How much culpability would EA have in that situation? Should we have done our own peer review of the key evidence in the cause area? Should we have asked the key science labs for their original data? Should we have hired subject matter experts to do some forensic analysis of the peer-reviewed papers? That seems impractical. At a certain point, we just have to trust the peer-review process—whether in science, or in finance, politics, and journalism—with the grim understanding that we will sometimes be fooled and betrayed.
The major disanalogy here would be if the key sociopathic scientist who faked the data was personally known to the leaders of a movement for many years, and was directly involved in the community. But even there, I don’t think we should be too self-castigating. I have known several behavioral scientists more-or-less well, over the years, who turned out to be very bad actors who faked data, but who were widely trusted in their fields, who didn’t raise any big red flags, and who left all of their colleagues scratching their heads afterwards, asking ‘How on Earth did I miss the fact that this was a really shady researcher?’ The answer usually turns out to be, the disgraced researcher allocated most of the time that other researchers would have put into collecting real data, into covering their tracks and duping their colleagues, and they were just very good at being deceptive and manipulative.

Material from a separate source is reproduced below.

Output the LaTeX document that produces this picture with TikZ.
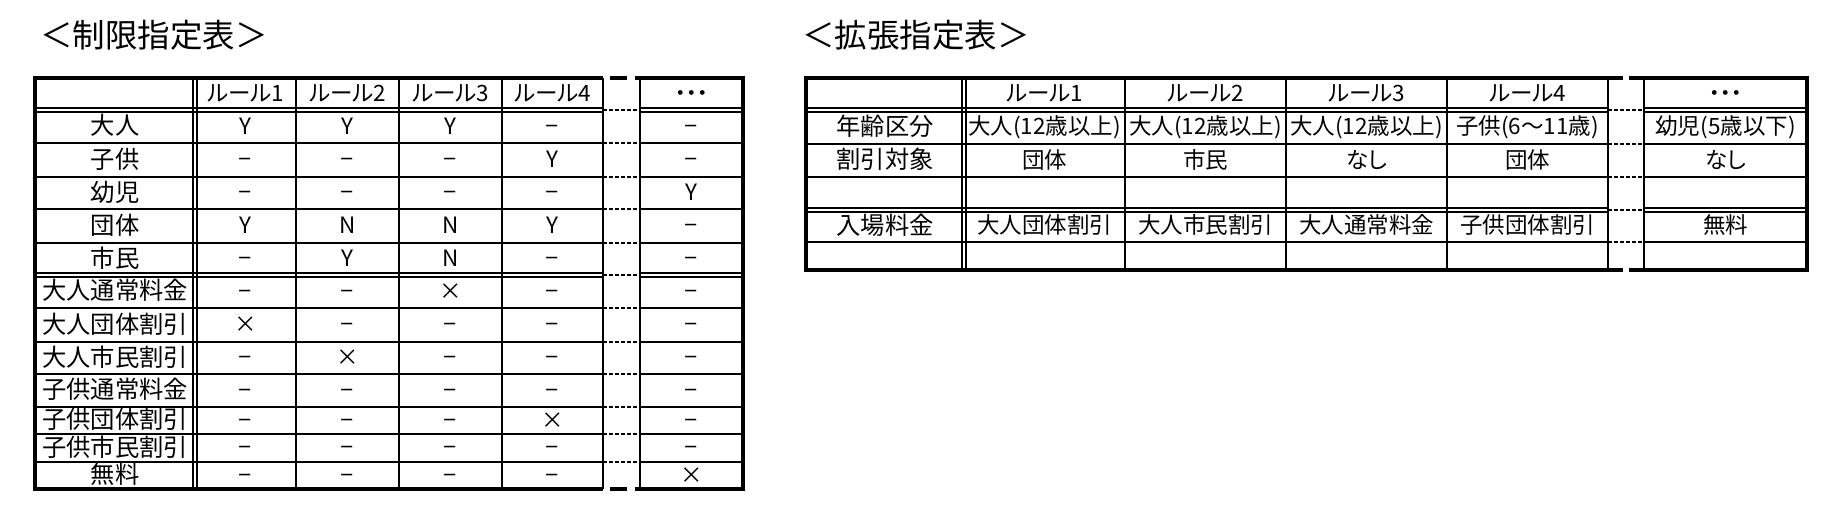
\documentclass[tikz,border=0pt]{standalone}
\usepackage{fontspec}
\setmainfont[RawFeature=+palt]{Noto Sans CJK JP}
\newcommand{\dsh}{\scalebox{0.68}[1]{－}}
\begin{document}
\begin{tikzpicture}[x=1pt,y=-1pt,
  cell/.style={font=\fontsize{22.5}{24}\selectfont, inner sep=0pt, text height=17.5pt, text depth=2.2pt, anchor=center},
  lab/.style={cell, font=\fontsize{24.3}{26}\selectfont, text height=18.9pt, text depth=2.4pt},
  ttl/.style={font=\fontsize{32.5}{34}\selectfont, inner sep=0pt},
  outer/.style={line width=3.4pt, line join=miter},
  inner/.style={line width=2pt},
  dbl/.style={line width=1.3pt},
  gapline/.style={line width=1.5pt, dash pattern=on 4pt off 2pt},
  gapv/.style={line width=2.4pt}]
\useasboundingbox[fill=white] (0,0) rectangle (1837,521);

% titles
\node[ttl] (t1) at (154,35) {＜制限指定表＞};
\node[ttl] (t2) at (916,35) {＜拡張指定表＞};

% ================= left table =================
\foreach \y in {143,177,209,243,308,342,374,407,434,462} {
  \draw[inner] (35,\y) -- (603,\y);
  \draw[inner] (640,\y) -- (743,\y);
  \draw[gapline] (603,\y) -- (640,\y);
}
\foreach \y in {110,275} {
  \draw[dbl] ({35},{\y-2}) -- ({603},{\y-2});
  \draw[dbl] ({35},{\y+2}) -- ({603},{\y+2});
  \draw[dbl] ({640},{\y-2}) -- ({743},{\y-2});
  \draw[dbl] ({640},{\y+2}) -- ({743},{\y+2});
  \draw[gapline] (603,\y) -- (640,\y);
}
\foreach \x in {296,399,502} \draw[inner] (\x,78) -- (\x,489);
\draw[dbl] (193,78) -- (193,489);
\draw[dbl] (197,78) -- (197,489);
\draw[gapv] (603,78) -- (603,489);
\draw[gapv] (640,78) -- (640,489);
\draw[outer] (603,78) -- (35,78) -- (35,489) -- (603,489);
\draw[outer] (640,78) -- (743,78) -- (743,489) -- (640,489);
\draw[outer] (610,78) -- (627,78) (635,78) -- (641,78);
\draw[outer] (610,489) -- (627,489) (635,489) -- (641,489);

% header
\node[cell] (Lh1) at (245.5,94) {ルール1};
\node[cell] (Lh2) at (347.5,94) {ルール2};
\node[cell] (Lh3) at (450.5,94) {ルール3};
\node[cell] (Lh4) at (552.5,94) {ルール4};
\node[cell] (Lh5) at (691.5,94) {・・・};

\foreach \yt/\yb/\lab/\a/\b/\c/\d/\e [count=\i] in {
  110/143/大人/Y/Y/Y/\dsh/\dsh,
  143/177/子供/\dsh/\dsh/\dsh/Y/\dsh,
  177/209/幼児/\dsh/\dsh/\dsh/\dsh/Y,
  209/243/団体/Y/N/N/Y/\dsh,
  243/275/市民/\dsh/Y/N/\dsh/\dsh,
  275/308/大人通常料金/\dsh/\dsh/×/\dsh/\dsh,
  308/342/大人団体割引/×/\dsh/\dsh/\dsh/\dsh,
  342/374/大人市民割引/\dsh/×/\dsh/\dsh/\dsh,
  374/407/子供通常料金/\dsh/\dsh/\dsh/\dsh/\dsh,
  407/434/子供団体割引/\dsh/\dsh/\dsh/×/\dsh,
  434/462/子供市民割引/\dsh/\dsh/\dsh/\dsh/\dsh,
  462/489/無料/\dsh/\dsh/\dsh/\dsh/×} {
  \pgfmathsetmacro\cy{(\yt+\yb)/2}
  \node[lab] (L\i-0) at (115,\cy) {\lab};
  \node[cell] (L\i-1) at (245.5,\cy) {\a};
  \node[cell] (L\i-2) at (347.5,\cy) {\b};
  \node[cell] (L\i-3) at (450.5,\cy) {\c};
  \node[cell] (L\i-4) at (552.5,\cy) {\d};
  \node[cell] (L\i-5) at (691.5,\cy) {\e};
}

% ================= right table =================
\foreach \y in {144,177,242} {
  \draw[inner] (806,\y) -- (1608,\y);
  \draw[inner] (1644,\y) -- (1807,\y);
  \draw[gapline] (1608,\y) -- (1644,\y);
}
\foreach \y in {110,210} {
  \draw[dbl] ({806},{\y-2}) -- ({1608},{\y-2});
  \draw[dbl] ({806},{\y+2}) -- ({1608},{\y+2});
  \draw[dbl] ({1644},{\y-2}) -- ({1807},{\y-2});
  \draw[dbl] ({1644},{\y+2}) -- ({1807},{\y+2});
  \draw[gapline] (1608,\y) -- (1644,\y);
}
\foreach \x in {1125,1286,1447} \draw[inner] (\x,78) -- (\x,270);
\draw[dbl] (962,78) -- (962,270);
\draw[dbl] (966,78) -- (966,270);
\draw[gapv] (1608,78) -- (1608,270);
\draw[gapv] (1644,78) -- (1644,270);
\draw[outer] (1608,78) -- (806,78) -- (806,270) -- (1608,270);
\draw[outer] (1644,78) -- (1807,78) -- (1807,270) -- (1644,270);
\draw[outer] (1607,78) -- (1623,78) (1629,78) -- (1645,78);
\draw[outer] (1607,270) -- (1623,270) (1629,270) -- (1645,270);

\node[cell] (Rh1) at (1044.5,94) {ルール1};
\node[cell] (Rh2) at (1205.5,94) {ルール2};
\node[cell] (Rh3) at (1366.5,94) {ルール3};
\node[cell] (Rh4) at (1527.5,94) {ルール4};
\node[cell] (Rh5) at (1725.5,94) {・・・};

\foreach \yt/\yb/\lab/\a/\b/\c/\d/\e [count=\i] in {
  110/144/{年齢区分}/{大人(12歳以上)}/{大人(12歳以上)}/{大人(12歳以上)}/{子供(6～11歳)}/{幼児(5歳以下)},
  144/177/{割引対象}/{団体}/{市民}/{なし}/{団体}/{なし},
  210/242/{入場料金}/{大人団体割引}/{大人市民割引}/{大人通常料金}/{子供団体割引}/{無料}} {
  \pgfmathsetmacro\cy{(\yt+\yb)/2}
  \node[lab] (R\i-0) at (885,\cy) {\lab};
  \node[cell] (R\i-1) at (1044.5,\cy) {\a};
  \node[cell] (R\i-2) at (1205.5,\cy) {\b};
  \node[cell] (R\i-3) at (1366.5,\cy) {\c};
  \node[cell] (R\i-4) at (1527.5,\cy) {\d};
  \node[cell] (R\i-5) at (1725.5,\cy) {\e};
}
\end{tikzpicture}
\end{document}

Science relies on trust, so it’s relatively vulnerable to intentionally bad, deceptive actors. EA also relies on trust in subject matter experts, so we’re also relatively vulnerable to bad actors. But unless we want to replicate every due diligence process, every vetting process, every political ‘opposition research’ process, every peer review process, every investigative journalism process, then we will remain vulnerable to the occasional error—and sometimes those errors will be very big and very harmful.

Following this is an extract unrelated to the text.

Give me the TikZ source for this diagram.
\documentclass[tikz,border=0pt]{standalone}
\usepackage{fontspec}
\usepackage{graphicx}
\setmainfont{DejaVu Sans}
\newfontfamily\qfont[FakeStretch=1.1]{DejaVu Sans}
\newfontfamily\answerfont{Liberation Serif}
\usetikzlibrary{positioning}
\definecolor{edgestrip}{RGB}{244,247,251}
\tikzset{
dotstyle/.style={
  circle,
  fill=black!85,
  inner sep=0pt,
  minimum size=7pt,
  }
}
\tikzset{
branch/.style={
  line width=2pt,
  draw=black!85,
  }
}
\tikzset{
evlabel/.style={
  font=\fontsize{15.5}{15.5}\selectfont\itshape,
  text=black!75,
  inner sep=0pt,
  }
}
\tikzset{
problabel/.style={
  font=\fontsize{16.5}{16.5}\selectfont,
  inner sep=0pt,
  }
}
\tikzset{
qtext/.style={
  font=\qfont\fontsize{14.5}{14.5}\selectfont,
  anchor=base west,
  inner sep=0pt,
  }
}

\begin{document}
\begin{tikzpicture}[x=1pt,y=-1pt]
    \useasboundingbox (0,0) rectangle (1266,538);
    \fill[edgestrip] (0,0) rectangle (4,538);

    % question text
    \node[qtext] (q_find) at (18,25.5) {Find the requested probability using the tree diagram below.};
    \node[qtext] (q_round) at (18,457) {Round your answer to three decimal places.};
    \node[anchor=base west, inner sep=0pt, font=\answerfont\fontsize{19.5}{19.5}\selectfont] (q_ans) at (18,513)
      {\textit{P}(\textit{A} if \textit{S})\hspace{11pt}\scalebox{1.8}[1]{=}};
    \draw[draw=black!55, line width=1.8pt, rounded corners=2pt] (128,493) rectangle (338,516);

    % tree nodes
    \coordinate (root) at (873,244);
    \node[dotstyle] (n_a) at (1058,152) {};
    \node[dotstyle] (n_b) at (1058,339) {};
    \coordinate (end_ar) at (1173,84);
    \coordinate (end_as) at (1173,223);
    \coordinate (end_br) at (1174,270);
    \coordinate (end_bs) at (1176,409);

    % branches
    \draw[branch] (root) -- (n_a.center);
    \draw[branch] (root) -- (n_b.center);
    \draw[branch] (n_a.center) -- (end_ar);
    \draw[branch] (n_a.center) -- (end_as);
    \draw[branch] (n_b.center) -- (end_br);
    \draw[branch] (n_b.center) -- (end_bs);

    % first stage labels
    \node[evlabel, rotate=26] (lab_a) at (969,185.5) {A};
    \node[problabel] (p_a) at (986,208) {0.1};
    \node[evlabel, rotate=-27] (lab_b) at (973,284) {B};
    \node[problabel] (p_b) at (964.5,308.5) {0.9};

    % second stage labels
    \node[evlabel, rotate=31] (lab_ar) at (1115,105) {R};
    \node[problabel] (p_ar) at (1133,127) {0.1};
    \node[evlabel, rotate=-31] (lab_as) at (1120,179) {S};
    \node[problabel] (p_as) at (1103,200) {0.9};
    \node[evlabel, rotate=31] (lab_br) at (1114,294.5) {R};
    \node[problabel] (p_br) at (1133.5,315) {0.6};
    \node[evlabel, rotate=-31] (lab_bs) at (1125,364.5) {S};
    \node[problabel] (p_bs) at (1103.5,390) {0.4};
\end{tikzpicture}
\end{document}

That might just be the price of admission when trying to do evidence-based good using finances from donors.
Of course, there are lots of ways we could do better in the future, especially in doing somewhat deeper dives into key donors, the integrity of key organizations and leaders, and the epistemics around key cause areas. I’m just cautioning against over-correcting in the direction of distrust and paranoia.
Epistemic status of this comment: I’m slightly steel-manning a potential counter-argument against Jeff’s original post, and I think I’m mostly right, but I could easily be persuaded otherwise.
What’s the evidence people actually went through the virtuous described process of thinking about whether to trust SBF and checking all these independent sources? (Science analogy is an interesting one though I agree.)
I don’t know. Others know much more than I do.
I wasn’t claiming there was a systematic, formalized process of checking all these independent sources in an exhaustive, detailed, skeptical way.
I was only suggesting that from the viewpoint of most EAs, ‘there was a tacit, probably largely unconscious trust that if major VCs, investors, politicians, and journalists trusted SBF, then we can probably trust him too’....
“At a certain point, we just have to trust the peer-review process”
Coming here late, found it an interesting comment overall, but just thought I’d say something re interpreting the peer reviewed literature as an academic, as I think people often misunderstand what peer review does. It’s pretty weak and you don’t just trust what comes out! Instead, look for consistent results being produced by at least a few independent groups, without there being contradictory research (researchers will rarely publish replications of results, but if a set of results don’t corroborate a single plausible theoretical picture, then something is iffy). (Note it can happen for whole communities of researchers to go down the wrong path, though—it’s just less likely than for an individual study.) Also, talk to people in the field about it! So there are fairly low cost ways to make better judgements than believing what one researcher tells you. The scientific fraud cases that I know involved results from just one researcher or group, and sensible people would have had a fair degree of scepticism without future corroboration. Just in case anyone reading this is ever in the position of deciding whether to allocate significant funding based on published research.
“Science relies on trust, so it’s relatively vulnerable to intentionally bad, deceptive actors”
I don’t think science does rely on trust particularly highly, as you can have research groups corroborating or casting doubt on others’ research. “Relatively” compared to what? I don’t see why it would be more vulnerable to be actors than most other things humans do.